On January 1, Raleigh is set to begin enforcing strict rules on short-term room rentals and a ban on whole-house rentals in most of the city through services like Airbnb. Two things could get in the way. 

One, the outcome of October’s city council elections.

Two, the North Carolina General Assembly.

Depending on whom you ask, the latter already did so. On July 1, Governor Cooper signed an update to the state’s Vacation Rental Act that prohibits local governments from forcing property owners to obtain a permit before renting out their properties, which the rules the Raleigh City Council passed in May require. Last week, Brent Woodcox, the General Assembly’s special counsel—an Airbnb proponent and frequent council critic—told the INDY that Senate Bill 483 effectively preempted the city’s regulations. 

But city spokeswoman Julia Milstead says that “after reviewing [the law], we do not believe it has any impact on the city’s current regulations related to short-term rentals.” City attorney Robin Tatum Currin, however, did not respond to the INDY’s request for comment, and the city declined to make available any rationale for its determination, which appears to contradict the explanation of the bill provided by the legislature’s Legal Analysis Division. 

(Attorney and former Wake County commissioner John Burns told the INDY last week he thinks it’s incorrect to say the law either preempts or has no effect on Raleigh’s rules, and the “answer is somewhere in the middle.”)
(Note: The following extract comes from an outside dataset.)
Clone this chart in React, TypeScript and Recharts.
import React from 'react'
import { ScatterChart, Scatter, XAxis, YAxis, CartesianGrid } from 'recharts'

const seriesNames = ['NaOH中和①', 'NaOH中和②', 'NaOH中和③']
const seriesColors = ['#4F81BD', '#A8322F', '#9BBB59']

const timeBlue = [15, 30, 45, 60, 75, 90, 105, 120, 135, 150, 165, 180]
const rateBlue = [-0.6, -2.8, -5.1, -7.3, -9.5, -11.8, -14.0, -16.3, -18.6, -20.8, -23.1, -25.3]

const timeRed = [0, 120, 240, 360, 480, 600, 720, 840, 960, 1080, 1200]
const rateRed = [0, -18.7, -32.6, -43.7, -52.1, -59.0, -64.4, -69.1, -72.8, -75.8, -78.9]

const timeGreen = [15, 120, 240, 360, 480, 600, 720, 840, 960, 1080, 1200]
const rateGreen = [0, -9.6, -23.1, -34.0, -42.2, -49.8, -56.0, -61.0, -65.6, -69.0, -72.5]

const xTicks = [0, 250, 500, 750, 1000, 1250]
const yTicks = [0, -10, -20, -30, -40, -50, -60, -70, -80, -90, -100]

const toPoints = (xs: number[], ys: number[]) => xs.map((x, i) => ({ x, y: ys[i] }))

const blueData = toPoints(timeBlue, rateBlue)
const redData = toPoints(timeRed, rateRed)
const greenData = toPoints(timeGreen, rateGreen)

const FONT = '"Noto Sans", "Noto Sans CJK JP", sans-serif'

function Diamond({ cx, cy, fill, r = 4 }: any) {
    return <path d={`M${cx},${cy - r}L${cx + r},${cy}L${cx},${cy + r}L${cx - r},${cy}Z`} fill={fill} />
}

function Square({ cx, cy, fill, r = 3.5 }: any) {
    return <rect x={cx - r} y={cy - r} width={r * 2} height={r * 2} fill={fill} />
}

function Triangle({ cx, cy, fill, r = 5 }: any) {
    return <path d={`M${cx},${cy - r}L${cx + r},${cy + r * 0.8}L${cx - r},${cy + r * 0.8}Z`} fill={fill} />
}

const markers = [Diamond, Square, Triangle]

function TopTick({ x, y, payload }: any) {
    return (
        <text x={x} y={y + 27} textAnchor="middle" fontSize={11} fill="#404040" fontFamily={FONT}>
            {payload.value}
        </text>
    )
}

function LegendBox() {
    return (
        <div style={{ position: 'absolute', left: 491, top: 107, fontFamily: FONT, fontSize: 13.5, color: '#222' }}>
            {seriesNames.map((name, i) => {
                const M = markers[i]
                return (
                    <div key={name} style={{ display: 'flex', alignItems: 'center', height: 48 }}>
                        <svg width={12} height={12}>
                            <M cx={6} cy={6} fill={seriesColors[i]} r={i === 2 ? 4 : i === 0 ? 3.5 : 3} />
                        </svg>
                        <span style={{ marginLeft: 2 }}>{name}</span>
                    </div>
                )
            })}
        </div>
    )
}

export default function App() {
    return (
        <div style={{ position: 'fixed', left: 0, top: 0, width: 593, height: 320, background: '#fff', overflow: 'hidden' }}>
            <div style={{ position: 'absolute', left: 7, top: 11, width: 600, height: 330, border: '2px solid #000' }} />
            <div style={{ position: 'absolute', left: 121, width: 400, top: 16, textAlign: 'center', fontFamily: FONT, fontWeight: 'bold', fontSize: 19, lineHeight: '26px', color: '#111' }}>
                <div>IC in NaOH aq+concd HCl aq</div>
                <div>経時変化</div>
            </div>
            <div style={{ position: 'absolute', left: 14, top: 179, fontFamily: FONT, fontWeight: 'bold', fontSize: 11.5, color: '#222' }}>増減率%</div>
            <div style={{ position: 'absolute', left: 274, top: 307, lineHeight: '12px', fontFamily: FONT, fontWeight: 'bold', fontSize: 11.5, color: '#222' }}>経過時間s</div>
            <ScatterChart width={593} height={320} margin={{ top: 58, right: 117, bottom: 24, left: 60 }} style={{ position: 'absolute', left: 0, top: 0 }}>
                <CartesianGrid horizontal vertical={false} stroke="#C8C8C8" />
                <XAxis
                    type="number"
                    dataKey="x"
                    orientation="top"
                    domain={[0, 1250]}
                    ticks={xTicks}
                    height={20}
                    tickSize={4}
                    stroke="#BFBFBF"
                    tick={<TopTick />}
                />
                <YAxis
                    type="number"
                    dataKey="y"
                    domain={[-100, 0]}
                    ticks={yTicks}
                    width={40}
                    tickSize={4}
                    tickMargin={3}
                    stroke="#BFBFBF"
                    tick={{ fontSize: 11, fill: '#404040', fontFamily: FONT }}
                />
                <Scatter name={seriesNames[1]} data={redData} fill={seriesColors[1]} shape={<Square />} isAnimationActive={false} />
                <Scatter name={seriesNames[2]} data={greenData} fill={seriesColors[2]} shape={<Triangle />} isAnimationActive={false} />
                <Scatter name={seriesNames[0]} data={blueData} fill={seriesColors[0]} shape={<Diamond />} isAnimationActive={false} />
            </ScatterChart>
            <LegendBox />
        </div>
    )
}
As if to emphasize their point, House Republicans introduced a bill last week that would have expressly blocked local governments from regulating rental services. It was withdrawn after a heated debate in committee over local control, but it’s likely to return. 

Representative Dean Arp, a Union County Republican, introduced the bill because he believes municipalities are “creating a patchwork of provisions” that limit property owners’ rights to rent out their homes. His bill would have stopped cities from creating outright bans, including Raleigh’s forthcoming prohibition on whole-house rentals. 

While he pulled the bill for now, Arp says it isn’t dead. He plans to make some revisions and bring it back after addressing his colleagues’ concerns. 

And that doesn’t change the fact that SB 483 is already law, Nor does it change the fact that a lawsuit challenging the city’s rules—which require homeowners to pay $176 to get a permit to rent their homes, followed by an $86 annual renewal fee—is in the works, Woodcox says.

Regardless of how the legal issues play out, short-term rentals will be at the forefront of Raleigh’s mayoral and council elections this fall. 

The new regulations—which also limit homeowners to renting out no more than two rooms to no more than two adults at a time—were based on those in Asheville, where Currin previously served as city attorney. In Asheville, which has a tourism-based economy, the city council was concerned that short-term rentals were crowding out housing units and making the market unaffordable. 

In Raleigh, there’s little evidence that short-term rentals are behind the city’s affordability crisis, which stems more from insufficient supply. Indeed, short-term rentals do not appear to be causing many problems at all. In the last five years, the city has substantiated only twenty-three complaints against short-term rental properties—fewer than five per year—and the vast majority of those who have spoken on the issue at public hearings have supported short-term rentals. 

“I just think it’s wrong to tell someone what they can do with their home, especially if they have an opportunity to find ways of being able to take care of themselves and create financial stability and building their wealth,” says Katina Turner, who rented her Northeast Raleigh townhome on Airbnb for two years before getting pushback from her homeowners association. That money was the equivalent of a part-time job—and for some families, she adds, it could be the difference between making a mortgage payment and foreclosure. 

But the majority of the city council that took office in 2017 has seemed skeptical of Airbnb and sympathetic toward horror stories of loud parties and strange cars parked in residential neighborhoods. 

There’s a way to split the difference, says Brian Fitzsimmons, the former chairman of the Wake County Democratic Party who is challenging council member David Cox in District B. 

“There are reasonable ways that we can regulate this service in order to protect our housing inventory, in order to protect the people that live in the neighborhoods,” Fitzsimmons says. “People need to be able to rent out their home. We need to allow whole-home rentals, and we need to allow them in such a way that balances the need for this type of inventory.”